Two decades after they left the Los Angeles area, the Rams are coming back. On Tuesday night the NFL’s owners voted 30-2 to let Rams owner Stan Kroenke move the team from St. Louis to the nation’s second-largest market – a region that has been without a team since 1994.
In approving Kroenke’s request to transfer the Rams for the 2016 season, the owners also gave the San Diego Chargers a one-year option to join Kroenke at the stadium he wishes to build in Inglewood, near Los Angeles International Airport. This allows Chargers owner Dean Spanos a final chance to get a stadium built in San Diego. If the Chargers do not move to L.A. in that year, the option will go to the Oakland Raiders who will also have 12 months to work a deal with Kroenke.
“Relocation is a painful process,” NFL commissioner Roger Goodell said in announcing the decision at a special owner’s meeting in Houston. “It’s painful for the fans, for the communities, for the league in general. In some ways it’s a bittersweet moment because we were unable to get the kind of facilities done we wanted in their markets.”
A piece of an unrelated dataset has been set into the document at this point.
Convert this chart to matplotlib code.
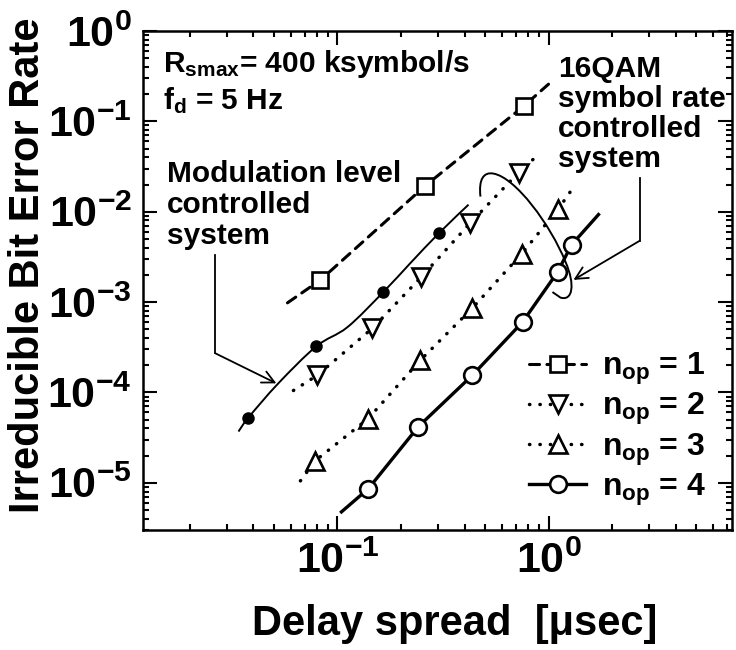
import numpy as np
import matplotlib.pyplot as plt
from matplotlib.lines import Line2D
from matplotlib.path import Path
from matplotlib.patches import PathPatch
from matplotlib.ticker import LogLocator, FuncFormatter, NullFormatter

plt.rcParams['font.family'] = 'Liberation Sans'
plt.rcParams['font.weight'] = 'bold'
plt.rcParams['mathtext.fontset'] = 'custom'
for key in ('rm', 'it', 'bf', 'sf'):
    plt.rcParams['mathtext.' + key] = 'Liberation Sans:bold'

# --- measured points, delay spread [usec] vs irreducible BER ---
delay_op1 = [0.083, 0.261, 0.762]
ber_op1 = [1.75e-3, 1.94e-2, 1.47e-1]
ends_op1 = ([0.058, 1.0], [9.8e-4, 0.258])

delay_op2 = [0.0804, 0.1466, 0.250, 0.427, 0.721]
ber_op2 = [1.55e-4, 5.14e-4, 1.90e-3, 7.55e-3, 2.71e-2]
ends_op2 = ([0.0619, 0.897], [1.05e-4, 4.3e-2])

delay_op3 = [0.0787, 0.140, 0.247, 0.436, 0.745, 1.115]
ber_op3 = [1.76e-5, 5.14e-5, 2.27e-4, 8.58e-4, 3.41e-3, 1.08e-2]
ends_op3 = ([0.0668, 1.27], [1.05e-5, 1.67e-2])

delay_op4 = [0.140, 0.242, 0.436, 0.753, 1.104, 1.285]
ber_op4 = [8.58e-6, 4.19e-5, 1.55e-4, 6.0e-4, 2.15e-3, 4.3e-3]
ends_op4 = ([0.1045, 1.725], [4.76e-6, 9.3e-3])

# modulation level controlled system
delay_mod = [0.0379, 0.0795, 0.165, 0.304]
ber_mod = [5.27e-5, 3.24e-4, 1.29e-3, 5.85e-3]
curve_mod_x = [0.0340, 0.0379, 0.0525, 0.0795, 0.1115, 0.165, 0.222, 0.304, 0.418]
curve_mod_y = [3.69e-5, 5.27e-5, 1.26e-4, 3.24e-4, 5.27e-4, 1.29e-3, 2.71e-3,
               5.85e-3, 1.197e-2]

labels = [r'$n_{op}$ = 1', r'$n_{op}$ = 2', r'$n_{op}$ = 3', r'$n_{op}$ = 4']

DASHED = (0, (3.3, 2.4))
DOTTED = (0, (0.1, 2.9))

fig, ax = plt.subplots(figsize=(7.36, 6.5), dpi=100)
fig.subplots_adjust(left=0.1943, right=0.9946, bottom=0.1846, top=0.9523)

ax.set_xscale('log')
ax.set_yscale('log')
ax.set_xlim(0.012, 7.4)
ax.set_ylim(3e-6, 1.0)


def connect(ends, xs, ys):
    return [ends[0][0]] + list(xs) + [ends[0][1]], [ends[1][0]] + list(ys) + [ends[1][1]]


def smooth_path(xs, ys):
    # Catmull-Rom curve through the traced points, as cubic Beziers in log space
    p = np.log10(np.column_stack([xs, ys]))
    p = np.vstack([p[0], p, p[-1]])
    verts, codes = [p[1]], [Path.MOVETO]
    for i in range(1, len(p) - 2):
        c1 = p[i] + (p[i + 1] - p[i - 1]) / 6.0
        c2 = p[i + 1] - (p[i + 2] - p[i]) / 6.0
        verts += [c1, c2, p[i + 1]]
        codes += [Path.CURVE4] * 3
    return Path(10 ** np.array(verts), codes)


series = [
    (delay_op1, ber_op1, ends_op1, DASHED, 2.2, 's', 11),
    (delay_op2, ber_op2, ends_op2, DOTTED, 2.5, 'v', 13),
    (delay_op3, ber_op3, ends_op3, DOTTED, 2.5, '^', 13),
    (delay_op4, ber_op4, ends_op4, '-', 2.4, 'o', 12),
]
handles = []
for xs, ys, ends, ls, lw, mk, ms in series:
    lx, ly = connect(ends, xs, ys)
    ax.plot(lx, ly, color='black', ls=ls, lw=lw, dash_capstyle='round', zorder=2)
    ax.plot(xs, ys, ls='none', marker=mk, ms=ms, mfc='white', mec='black', mew=1.9, zorder=3)
    handles.append(Line2D([], [], color='black', ls=ls, lw=lw, dash_capstyle='round',
                          marker=mk, ms=ms, mfc='white', mec='black', mew=1.9))

ax.add_patch(PathPatch(smooth_path(curve_mod_x, curve_mod_y), fill=False, lw=1.4,
                       edgecolor='black', zorder=2))
ax.plot(delay_mod, ber_mod, ls='none', marker='o', ms=8, color='black', zorder=3)

# lasso around the 16QAM symbol-rate controlled points
lasso_verts = [(0.476, 0.0147),
               (0.466, 0.0227), (0.492, 0.0278), (0.549, 0.0264),
               (0.698, 0.0239), (1.022, 7.17e-3), (1.204, 2.78e-3),
               (1.342, 1.55e-3), (1.30, 1.02e-3), (1.14, 1.12e-3),
               (1.044, 1.29e-3)]
lasso_codes = [Path.MOVETO] + [Path.CURVE4] * 9 + [Path.LINETO]
ax.add_patch(PathPatch(Path(lasso_verts, lasso_codes), fill=False, lw=1.4,
                       edgecolor='black', zorder=4))

# callout leaders
ax.plot([0.0264, 0.0264], [3.33e-3, 2.71e-4], color='black', lw=1.3)
ax.annotate('', xy=(0.0514, 1.26e-4), xytext=(0.0264, 2.71e-4),
            arrowprops=dict(arrowstyle='->', lw=1.3, color='black',
                            mutation_scale=22, shrinkA=0, shrinkB=0))
ax.plot([2.70, 2.70], [0.0239, 4.76e-3], color='black', lw=1.3)
ax.annotate('', xy=(1.313, 1.76e-3), xytext=(2.70, 4.76e-3),
            arrowprops=dict(arrowstyle='->', lw=1.3, color='black',
                            mutation_scale=22, shrinkA=0, shrinkB=0))

# annotation text
txt = dict(transform=ax.transAxes, fontsize=21.5, fontweight='bold', va='baseline')
ax.text(0.034, 0.918, r'R$_{smax}$= 400 ksymbol/s', **txt)
ax.text(0.034, 0.844, r'f$_{d}$ = 5 Hz', **txt)
for i, line in enumerate(['Modulation level', 'controlled', 'system']):
    ax.text(0.041, 0.697 - i * 0.062, line, **txt)
for i, line in enumerate(['16QAM', 'symbol rate', 'controlled', 'system']):
    ax.text(0.705, 0.908 - i * 0.060, line, **txt)

ax.legend(handles, labels, loc='lower left', bbox_to_anchor=(0.655, 0.045),
          frameon=False, fontsize=23, handlelength=1.8, handletextpad=0.5,
          labelspacing=0.12, borderpad=0, borderaxespad=0)

# axes styling
ax.xaxis.set_major_locator(LogLocator(base=10, numticks=10))
ax.yaxis.set_major_locator(LogLocator(base=10, numticks=10))
ax.xaxis.set_minor_locator(LogLocator(base=10, subs=np.arange(2, 10), numticks=20))
ax.yaxis.set_minor_locator(LogLocator(base=10, subs=np.arange(2, 10), numticks=20))
fmt = FuncFormatter(lambda v, _: r'$10^{%d}$' % int(round(np.log10(v))))
ax.xaxis.set_major_formatter(fmt)
ax.yaxis.set_major_formatter(fmt)
ax.xaxis.set_minor_formatter(NullFormatter())
ax.yaxis.set_minor_formatter(NullFormatter())
ax.tick_params(which='both', direction='in', top=True, right=True, width=1.5)
ax.tick_params(which='major', length=10, labelsize=31, pad=8)
ax.tick_params(which='minor', length=4.5)
for sp in ax.spines.values():
    sp.set_linewidth(1.8)

ax.set_xlabel(u'Delay spread  [\u03bcsec]', fontsize=30, fontweight='bold')
ax.set_ylabel('Irreducible Bit Error Rate', fontsize=30, fontweight='bold')
ax.xaxis.set_label_coords(0.53, -0.148)
ax.yaxis.set_label_coords(-0.162, 0.53)

fig.savefig('out.png', dpi=100)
Tuesday’s vote resolved a 21-year quandary of figuring out which team would fill the vacant Los Angeles market. The final resolution involved three teams and two stadium proposals: Kroenke’s bid to build a stadium in Inglewood and the Chargers and Oakland Raiders teaming up to build a stadium in Carson a few miles to the south.
While the owners’ committee on Los Angeles recommended the Carson project before voting on Tuesday, momentum had already started to back Kroenke’s proposal and urge the Chargers to join him. By Tuesday evening, Raiders owner Mark Davis had backed out of his partnership with Spanos and agreed to stay in Oakland, foregoing – for now – a return to the city where the team played from 1982-1994. That provided the opening for Kroenke to move.
Kroenke, a Missouri native, has been looking at the Los Angeles market for a few years. Two years ago he bought a plot of land in Inglewood near the former Hollywood Park racetrack and arranged to partner with the Stockbridge Capital Group to build a privately-financed stadium there. In his application to move to Los Angeles, Kroenke said the stadium will be ready for the 2019 season.
“This is the hardest undertaking I’ve faced in my professional career,” Kroenke said at a press conference on Tuesday.
Kroenke, the majority stockholder of English Premier League club Arsenal as well as the owner of the NBA’s Denver Nuggets and NHL’s Colorado Avalanche, faced pointed questions from St. Louis radio and television reporters, demanding to know why he is abandoning his onetime home city. Several times he talked about the need to build a “first class” stadium in Los Angeles saying it was what the Rams, their fans and other NFL teams deserved. “The stadia have to be of a certain quality,” he said.
Until the stadium is built, the Rams will play at the Memorial Coliseum in downtown Los Angeles, a stadium that was their home from 1946-1979 when they moved to nearby Anaheim after failing to secure a stadium renovation. Reports said the Coliseum has given the league permission to host a second team for the next three seasons. Both the Raiders and Chargers have played in the Coliseum in their histories. It was the Raiders’ home for 13 seasons in the 1980s and 1990s and the Chargers played there in 1960, the franchise’s first season, before moving to San Diego.
Goodell said the league will give $100 million each to the Raiders and Chargers to go toward the building of a new stadium in their cities if they can arrange for one to be constructed. The one-year window gives Spanos leverage against San Diego politicians and voters. San Diego mayor Kevin Faulconer has promised a city-wide vote on a proposed $1.1 billion stadium near the team’s current one in Mission Valley. The vote would be to approve $350m in public financing for the project.
Spanos said he was going to take a day off before assessing his options. He would not commit to campaigning for a new stadium. “This is not a win for the Raiders,” Oakland owner Mark Davis said before adding, “we’ll see where Raider Nation ends up.”
Kroenke, who left behind an offer of $150m of public money from Missouri to be dedicated to a $1.1bn stadium in St. Louis, will presumably build the NFL’s most-expensive stadium in Inglewood – a facility that one owner described as “an NFL campus” – for roughly $2bn. But the lucrative potential of the Los Angeles market could yet make the new stadium and the extreme relocation fee of several million dollars worth it.